Background In 2008, the empiric vancomycin dosing recommendation in children at our institution was changed from 40 to 60 mg/kg per day. Subsequently, an increased incidence of acute kidney injury (AKI) in patients receiving vancomycin was suspected. The objective of this study was to evaluate AKI in children receiving vancomycin and to determine risk factors for AKI development.

Methods Medical records of patients aged 30 days through 17 years who received vancomycin for at least 72 hours between January and December 2007 (40 mg/kg per day) and January and December 2010 (60 mg/kg per day) were reviewed. Patients with cystic fibrosis, an elevated baseline serum creatinine, or without a serum creatinine concentration obtained after receipt of vancomycin were excluded. Acute kidney injury was defined using adapted pediatric RIFLE criteria as an increase in serum creatinine from baseline of 50% or more.

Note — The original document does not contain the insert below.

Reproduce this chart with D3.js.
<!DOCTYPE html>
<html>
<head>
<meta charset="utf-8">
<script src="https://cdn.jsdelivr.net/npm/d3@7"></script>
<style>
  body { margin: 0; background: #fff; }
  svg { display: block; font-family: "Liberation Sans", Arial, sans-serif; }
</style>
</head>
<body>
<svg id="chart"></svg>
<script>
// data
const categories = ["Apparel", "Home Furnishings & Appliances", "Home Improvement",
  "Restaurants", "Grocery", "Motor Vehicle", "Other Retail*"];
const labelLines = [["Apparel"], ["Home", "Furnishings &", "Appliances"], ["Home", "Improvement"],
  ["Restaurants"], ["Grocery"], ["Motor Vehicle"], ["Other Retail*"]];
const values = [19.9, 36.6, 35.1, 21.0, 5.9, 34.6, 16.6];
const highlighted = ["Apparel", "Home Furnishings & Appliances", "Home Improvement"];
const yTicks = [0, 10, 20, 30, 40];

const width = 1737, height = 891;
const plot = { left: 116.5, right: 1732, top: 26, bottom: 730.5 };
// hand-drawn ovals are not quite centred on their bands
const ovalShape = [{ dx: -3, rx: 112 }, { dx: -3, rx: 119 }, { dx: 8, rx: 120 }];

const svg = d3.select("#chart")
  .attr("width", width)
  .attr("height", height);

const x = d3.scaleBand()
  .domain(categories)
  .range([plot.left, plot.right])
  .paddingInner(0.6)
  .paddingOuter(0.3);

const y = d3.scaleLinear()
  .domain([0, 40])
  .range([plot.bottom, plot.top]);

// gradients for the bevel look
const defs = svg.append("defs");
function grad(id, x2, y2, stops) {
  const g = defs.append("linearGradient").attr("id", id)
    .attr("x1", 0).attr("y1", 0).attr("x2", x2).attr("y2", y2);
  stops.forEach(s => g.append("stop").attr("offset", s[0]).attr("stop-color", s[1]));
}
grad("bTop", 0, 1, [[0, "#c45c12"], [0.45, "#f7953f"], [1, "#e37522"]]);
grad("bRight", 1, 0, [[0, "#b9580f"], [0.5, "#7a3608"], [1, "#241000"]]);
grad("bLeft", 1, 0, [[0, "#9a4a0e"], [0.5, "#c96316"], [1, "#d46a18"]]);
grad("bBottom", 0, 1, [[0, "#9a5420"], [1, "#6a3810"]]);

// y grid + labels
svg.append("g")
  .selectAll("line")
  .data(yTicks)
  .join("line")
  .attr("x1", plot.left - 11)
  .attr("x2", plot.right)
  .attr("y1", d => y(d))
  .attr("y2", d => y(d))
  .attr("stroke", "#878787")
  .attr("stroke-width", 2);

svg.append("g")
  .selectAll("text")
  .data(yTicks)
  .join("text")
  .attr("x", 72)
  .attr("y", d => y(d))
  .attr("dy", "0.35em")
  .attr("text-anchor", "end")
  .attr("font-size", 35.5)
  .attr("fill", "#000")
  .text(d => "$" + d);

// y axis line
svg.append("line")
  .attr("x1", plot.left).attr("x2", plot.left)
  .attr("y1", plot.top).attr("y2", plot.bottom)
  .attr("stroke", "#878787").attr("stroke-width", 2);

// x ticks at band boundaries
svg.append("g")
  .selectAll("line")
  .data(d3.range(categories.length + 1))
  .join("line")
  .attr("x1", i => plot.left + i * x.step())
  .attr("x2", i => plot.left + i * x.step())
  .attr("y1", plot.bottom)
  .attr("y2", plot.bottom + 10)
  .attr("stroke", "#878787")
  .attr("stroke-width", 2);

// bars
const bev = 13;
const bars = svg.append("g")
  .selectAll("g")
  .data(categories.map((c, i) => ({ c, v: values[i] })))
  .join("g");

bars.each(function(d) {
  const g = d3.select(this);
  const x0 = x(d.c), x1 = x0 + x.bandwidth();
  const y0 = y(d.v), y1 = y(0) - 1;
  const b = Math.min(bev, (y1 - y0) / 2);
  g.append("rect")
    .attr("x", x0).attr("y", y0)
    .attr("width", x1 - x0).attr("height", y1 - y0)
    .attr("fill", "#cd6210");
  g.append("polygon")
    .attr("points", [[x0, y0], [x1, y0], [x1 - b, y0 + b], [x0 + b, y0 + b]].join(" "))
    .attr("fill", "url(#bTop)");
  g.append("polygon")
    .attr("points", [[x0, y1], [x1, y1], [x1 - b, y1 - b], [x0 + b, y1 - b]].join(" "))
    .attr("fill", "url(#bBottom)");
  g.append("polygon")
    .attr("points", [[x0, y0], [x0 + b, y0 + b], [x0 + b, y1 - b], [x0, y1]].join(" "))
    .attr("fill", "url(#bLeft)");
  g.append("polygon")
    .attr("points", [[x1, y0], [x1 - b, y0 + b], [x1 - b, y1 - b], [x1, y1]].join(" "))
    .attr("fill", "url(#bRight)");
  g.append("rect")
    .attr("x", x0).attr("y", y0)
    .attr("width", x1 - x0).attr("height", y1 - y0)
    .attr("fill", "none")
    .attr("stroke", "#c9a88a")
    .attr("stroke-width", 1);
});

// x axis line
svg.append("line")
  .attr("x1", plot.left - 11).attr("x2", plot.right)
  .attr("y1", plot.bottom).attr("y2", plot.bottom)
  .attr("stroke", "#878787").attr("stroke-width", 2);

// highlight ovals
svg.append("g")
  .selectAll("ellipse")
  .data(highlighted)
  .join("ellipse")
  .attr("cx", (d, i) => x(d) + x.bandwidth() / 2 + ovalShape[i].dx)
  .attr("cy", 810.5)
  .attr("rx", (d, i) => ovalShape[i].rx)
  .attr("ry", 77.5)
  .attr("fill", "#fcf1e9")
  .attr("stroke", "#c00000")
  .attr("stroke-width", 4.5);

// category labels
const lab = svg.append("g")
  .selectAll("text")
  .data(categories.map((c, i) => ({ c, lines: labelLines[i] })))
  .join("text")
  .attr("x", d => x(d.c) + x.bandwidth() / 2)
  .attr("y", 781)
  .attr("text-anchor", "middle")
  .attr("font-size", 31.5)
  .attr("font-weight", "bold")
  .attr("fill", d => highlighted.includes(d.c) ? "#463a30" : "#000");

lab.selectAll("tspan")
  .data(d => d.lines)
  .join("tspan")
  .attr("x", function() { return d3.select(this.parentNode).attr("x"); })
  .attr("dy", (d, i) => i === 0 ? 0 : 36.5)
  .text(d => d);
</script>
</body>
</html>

Results Acute kidney injury occurred in 19.4% of the 859 children included, with no difference between the 2007 and 2010 periods (18.8% vs 20%, respectively; P = .636). Intensive care unit admission (odds ratio [OR], 1.86; 95% confidence interval [CI], 1.20–2.94) and an initial vancomycin trough concentration ≥15 mg/L (OR, 2.18; 95% CI, 1.21–3.92) were determined to be significantly associated with AKI.

Conclusions These results suggest an initial vancomycin serum trough concentration of ≥15 mg/L and intensive care unit admission are predictors of AKI in this pediatric population.